To increase team productivity, Northwestern Medicine invested in a number of tools to foster collaboration and automation. To increase team productivity, Northwestern Medicine invested in a number of tools to foster collaboration and automation. The data teams now use Git as a source control repository for data integration code; Jira to coordinate Scrum processes and manage user stories; TeamCity to facilitate code integration in a team-based development environment; and Octopus to deploy code from test into production. “Historically, data teams have been loose in how they build things,” says Akhter. “We now follow DataOps principles where we segregate duties and environments and apply automation wherever possible.”
When you need DataOps:
Most data teams can benefit from DataOps, some more than others. If there is “data pain,” DataOps can help. Following is a list of symptoms that indicate whether your data team is a good candidate for DataOps.

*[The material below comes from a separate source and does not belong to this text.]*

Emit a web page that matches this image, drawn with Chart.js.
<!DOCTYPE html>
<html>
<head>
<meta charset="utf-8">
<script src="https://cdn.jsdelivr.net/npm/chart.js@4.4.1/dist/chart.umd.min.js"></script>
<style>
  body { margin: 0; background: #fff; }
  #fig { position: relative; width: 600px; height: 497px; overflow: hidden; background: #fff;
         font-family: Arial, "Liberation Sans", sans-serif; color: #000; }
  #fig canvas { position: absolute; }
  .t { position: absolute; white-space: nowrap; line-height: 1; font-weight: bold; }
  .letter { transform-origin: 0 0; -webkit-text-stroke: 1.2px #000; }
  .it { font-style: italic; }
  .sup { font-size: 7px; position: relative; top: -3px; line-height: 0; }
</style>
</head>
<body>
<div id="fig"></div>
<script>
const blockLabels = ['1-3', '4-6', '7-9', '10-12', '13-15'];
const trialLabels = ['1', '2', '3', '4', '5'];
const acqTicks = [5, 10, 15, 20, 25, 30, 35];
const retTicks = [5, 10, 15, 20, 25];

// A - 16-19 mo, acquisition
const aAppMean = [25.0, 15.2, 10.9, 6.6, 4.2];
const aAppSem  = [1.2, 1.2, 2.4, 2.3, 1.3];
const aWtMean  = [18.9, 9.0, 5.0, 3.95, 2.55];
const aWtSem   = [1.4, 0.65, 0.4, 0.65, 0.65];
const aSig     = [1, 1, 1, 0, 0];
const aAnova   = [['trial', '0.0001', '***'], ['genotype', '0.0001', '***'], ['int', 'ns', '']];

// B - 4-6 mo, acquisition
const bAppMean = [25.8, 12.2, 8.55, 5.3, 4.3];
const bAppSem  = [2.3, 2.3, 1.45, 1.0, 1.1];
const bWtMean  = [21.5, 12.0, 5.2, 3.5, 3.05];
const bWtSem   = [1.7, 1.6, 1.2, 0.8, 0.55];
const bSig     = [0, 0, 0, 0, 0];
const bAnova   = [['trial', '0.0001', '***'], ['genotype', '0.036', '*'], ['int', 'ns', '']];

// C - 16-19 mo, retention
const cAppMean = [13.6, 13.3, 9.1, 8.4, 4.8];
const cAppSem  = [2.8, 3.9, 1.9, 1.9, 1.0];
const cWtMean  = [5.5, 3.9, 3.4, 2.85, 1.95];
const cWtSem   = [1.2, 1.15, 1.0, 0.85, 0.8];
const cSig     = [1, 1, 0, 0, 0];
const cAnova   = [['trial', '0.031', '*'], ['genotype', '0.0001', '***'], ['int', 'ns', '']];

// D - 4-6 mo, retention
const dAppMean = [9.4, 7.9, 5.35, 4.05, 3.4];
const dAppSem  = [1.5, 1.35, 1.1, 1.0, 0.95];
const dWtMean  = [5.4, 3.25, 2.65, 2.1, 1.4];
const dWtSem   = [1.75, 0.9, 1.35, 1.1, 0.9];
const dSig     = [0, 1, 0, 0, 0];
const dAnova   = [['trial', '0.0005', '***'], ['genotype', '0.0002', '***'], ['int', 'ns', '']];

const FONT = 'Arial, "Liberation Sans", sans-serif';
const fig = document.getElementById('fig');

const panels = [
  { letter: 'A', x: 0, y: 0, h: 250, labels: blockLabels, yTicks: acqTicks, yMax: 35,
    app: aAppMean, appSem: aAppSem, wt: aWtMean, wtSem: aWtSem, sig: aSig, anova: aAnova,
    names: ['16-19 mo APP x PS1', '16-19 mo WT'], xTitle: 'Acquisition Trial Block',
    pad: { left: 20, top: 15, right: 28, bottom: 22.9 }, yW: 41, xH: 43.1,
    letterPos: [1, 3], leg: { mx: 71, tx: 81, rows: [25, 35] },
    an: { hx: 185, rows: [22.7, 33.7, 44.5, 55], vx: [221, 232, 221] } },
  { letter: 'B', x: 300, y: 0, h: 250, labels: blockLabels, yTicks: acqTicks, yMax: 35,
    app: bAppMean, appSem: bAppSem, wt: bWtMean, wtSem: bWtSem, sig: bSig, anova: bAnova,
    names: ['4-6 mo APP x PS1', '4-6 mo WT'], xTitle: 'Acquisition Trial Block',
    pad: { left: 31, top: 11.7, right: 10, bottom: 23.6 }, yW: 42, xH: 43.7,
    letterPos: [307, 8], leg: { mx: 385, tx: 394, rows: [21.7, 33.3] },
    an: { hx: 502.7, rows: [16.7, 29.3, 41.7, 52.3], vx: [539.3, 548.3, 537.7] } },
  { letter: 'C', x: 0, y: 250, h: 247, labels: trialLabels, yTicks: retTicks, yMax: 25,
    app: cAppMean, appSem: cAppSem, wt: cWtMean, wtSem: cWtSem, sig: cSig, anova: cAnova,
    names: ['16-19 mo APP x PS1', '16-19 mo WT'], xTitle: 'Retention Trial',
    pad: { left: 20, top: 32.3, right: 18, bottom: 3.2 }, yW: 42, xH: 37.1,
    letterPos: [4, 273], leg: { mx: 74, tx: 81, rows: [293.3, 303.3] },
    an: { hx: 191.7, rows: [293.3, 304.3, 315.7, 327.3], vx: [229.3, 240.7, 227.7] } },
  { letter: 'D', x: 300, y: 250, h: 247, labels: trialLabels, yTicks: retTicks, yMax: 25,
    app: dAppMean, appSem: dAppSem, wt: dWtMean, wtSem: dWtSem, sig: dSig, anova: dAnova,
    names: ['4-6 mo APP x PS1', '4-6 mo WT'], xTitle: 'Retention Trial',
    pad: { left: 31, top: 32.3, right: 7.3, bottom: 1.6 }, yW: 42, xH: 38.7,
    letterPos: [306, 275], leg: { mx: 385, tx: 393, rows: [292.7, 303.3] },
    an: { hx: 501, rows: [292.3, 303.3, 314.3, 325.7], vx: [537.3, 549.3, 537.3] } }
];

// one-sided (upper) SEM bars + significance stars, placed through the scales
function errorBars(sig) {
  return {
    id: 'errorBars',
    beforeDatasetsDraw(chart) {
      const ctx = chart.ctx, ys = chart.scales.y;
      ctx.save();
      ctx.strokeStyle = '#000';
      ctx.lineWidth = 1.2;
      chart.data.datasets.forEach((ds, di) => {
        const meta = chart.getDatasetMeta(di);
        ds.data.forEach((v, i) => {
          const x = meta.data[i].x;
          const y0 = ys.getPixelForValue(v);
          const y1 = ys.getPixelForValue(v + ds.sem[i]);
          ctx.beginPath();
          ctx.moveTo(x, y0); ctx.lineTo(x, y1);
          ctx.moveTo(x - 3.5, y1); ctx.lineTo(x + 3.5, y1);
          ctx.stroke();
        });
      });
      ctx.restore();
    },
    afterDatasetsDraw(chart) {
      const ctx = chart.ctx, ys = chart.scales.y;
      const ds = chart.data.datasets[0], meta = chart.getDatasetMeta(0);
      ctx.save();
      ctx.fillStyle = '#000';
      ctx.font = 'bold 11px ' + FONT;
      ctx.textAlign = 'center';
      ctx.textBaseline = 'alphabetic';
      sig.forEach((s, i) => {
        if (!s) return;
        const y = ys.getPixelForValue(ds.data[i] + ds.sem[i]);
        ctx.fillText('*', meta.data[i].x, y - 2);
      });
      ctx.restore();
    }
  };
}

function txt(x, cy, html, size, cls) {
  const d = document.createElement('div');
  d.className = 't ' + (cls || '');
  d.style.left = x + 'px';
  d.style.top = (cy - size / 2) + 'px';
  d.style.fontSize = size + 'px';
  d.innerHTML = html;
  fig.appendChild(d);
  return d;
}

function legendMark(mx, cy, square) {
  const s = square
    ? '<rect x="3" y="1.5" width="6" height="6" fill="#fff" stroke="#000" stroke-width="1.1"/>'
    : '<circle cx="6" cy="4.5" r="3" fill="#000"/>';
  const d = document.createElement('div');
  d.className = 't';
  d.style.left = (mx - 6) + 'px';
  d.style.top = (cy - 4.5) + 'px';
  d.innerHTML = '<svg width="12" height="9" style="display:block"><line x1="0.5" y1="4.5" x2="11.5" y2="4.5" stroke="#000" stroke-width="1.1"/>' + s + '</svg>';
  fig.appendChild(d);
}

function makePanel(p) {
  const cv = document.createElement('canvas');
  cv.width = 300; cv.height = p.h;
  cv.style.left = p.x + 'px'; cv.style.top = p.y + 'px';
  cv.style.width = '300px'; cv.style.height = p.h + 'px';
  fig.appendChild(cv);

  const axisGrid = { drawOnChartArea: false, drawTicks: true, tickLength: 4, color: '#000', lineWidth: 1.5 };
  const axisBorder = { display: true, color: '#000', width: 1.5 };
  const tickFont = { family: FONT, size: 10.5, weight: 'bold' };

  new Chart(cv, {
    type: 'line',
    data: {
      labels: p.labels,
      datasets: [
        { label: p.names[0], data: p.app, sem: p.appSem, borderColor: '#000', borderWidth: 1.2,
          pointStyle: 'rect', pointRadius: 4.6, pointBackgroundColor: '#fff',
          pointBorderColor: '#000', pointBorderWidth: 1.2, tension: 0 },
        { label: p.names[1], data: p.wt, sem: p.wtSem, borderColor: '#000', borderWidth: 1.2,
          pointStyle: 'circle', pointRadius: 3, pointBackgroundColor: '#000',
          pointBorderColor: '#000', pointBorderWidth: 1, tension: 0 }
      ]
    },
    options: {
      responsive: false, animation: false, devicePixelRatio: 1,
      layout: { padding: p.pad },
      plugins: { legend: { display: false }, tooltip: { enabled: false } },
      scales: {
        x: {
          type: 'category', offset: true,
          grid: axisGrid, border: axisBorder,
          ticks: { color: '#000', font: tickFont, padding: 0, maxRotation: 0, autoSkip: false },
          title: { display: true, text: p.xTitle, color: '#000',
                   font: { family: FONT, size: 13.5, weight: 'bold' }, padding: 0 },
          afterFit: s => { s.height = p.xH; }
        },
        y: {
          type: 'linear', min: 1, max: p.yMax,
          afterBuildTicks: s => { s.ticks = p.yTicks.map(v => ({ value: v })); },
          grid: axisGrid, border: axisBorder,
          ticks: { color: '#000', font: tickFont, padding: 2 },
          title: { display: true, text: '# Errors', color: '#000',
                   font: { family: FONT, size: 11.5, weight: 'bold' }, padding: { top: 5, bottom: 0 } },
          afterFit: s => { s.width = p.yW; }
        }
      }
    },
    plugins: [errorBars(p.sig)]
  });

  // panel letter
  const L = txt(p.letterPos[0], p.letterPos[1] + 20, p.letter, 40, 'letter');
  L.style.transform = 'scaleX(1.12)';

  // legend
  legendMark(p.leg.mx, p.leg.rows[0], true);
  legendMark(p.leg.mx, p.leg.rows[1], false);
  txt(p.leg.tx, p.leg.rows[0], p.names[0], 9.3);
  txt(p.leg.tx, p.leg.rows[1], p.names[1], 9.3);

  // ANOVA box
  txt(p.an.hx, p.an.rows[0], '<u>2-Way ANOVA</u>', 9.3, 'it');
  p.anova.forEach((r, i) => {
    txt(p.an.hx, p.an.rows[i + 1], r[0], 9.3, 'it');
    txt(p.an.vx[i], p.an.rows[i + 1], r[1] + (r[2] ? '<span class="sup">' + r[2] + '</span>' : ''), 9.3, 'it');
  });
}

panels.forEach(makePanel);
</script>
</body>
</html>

- Your data team is flooded with minor request tickets and is burning out
- Business users don’t trust the data because it contains too many errors
- You are too busy putting out “data fires” to implement predictive analytics
- Source system changes keep breaking your data integration jobs and data pipelines
- Business users don’t understand why it takes so long to get a new data set
- You have difficulty meeting service level agreements (SLAs) for critical applications
- It takes months to deploy a new analytics use case
- You rely on business users to debug data quality issues, much to their dismay
- Data analysts recreate existing data pipelines with minor variations
- Data scientists wait for months for data and computing resources
- It is difficult to migrate to the cloud because your data environment is too complex
- Your self-service initiative has spawned hundreds of data silos
- Your data lake is more of a data swamp
- It takes months to deploy a single predictive model
Benefits of DataOps
Transitioning to a DataOps strategy can bring an organization the following benefits:
- Provides real-time data insights
- Reduces cycle time of data science applications
- Enables better communication and collaboration between teams and team members
- Increases transparency by using data analytics to predict all possible scenarios
- Processes are built to be reproducible and reuse code whenever possible
- Ensures higher data quality.
- Creates a unified, interoperable data hub.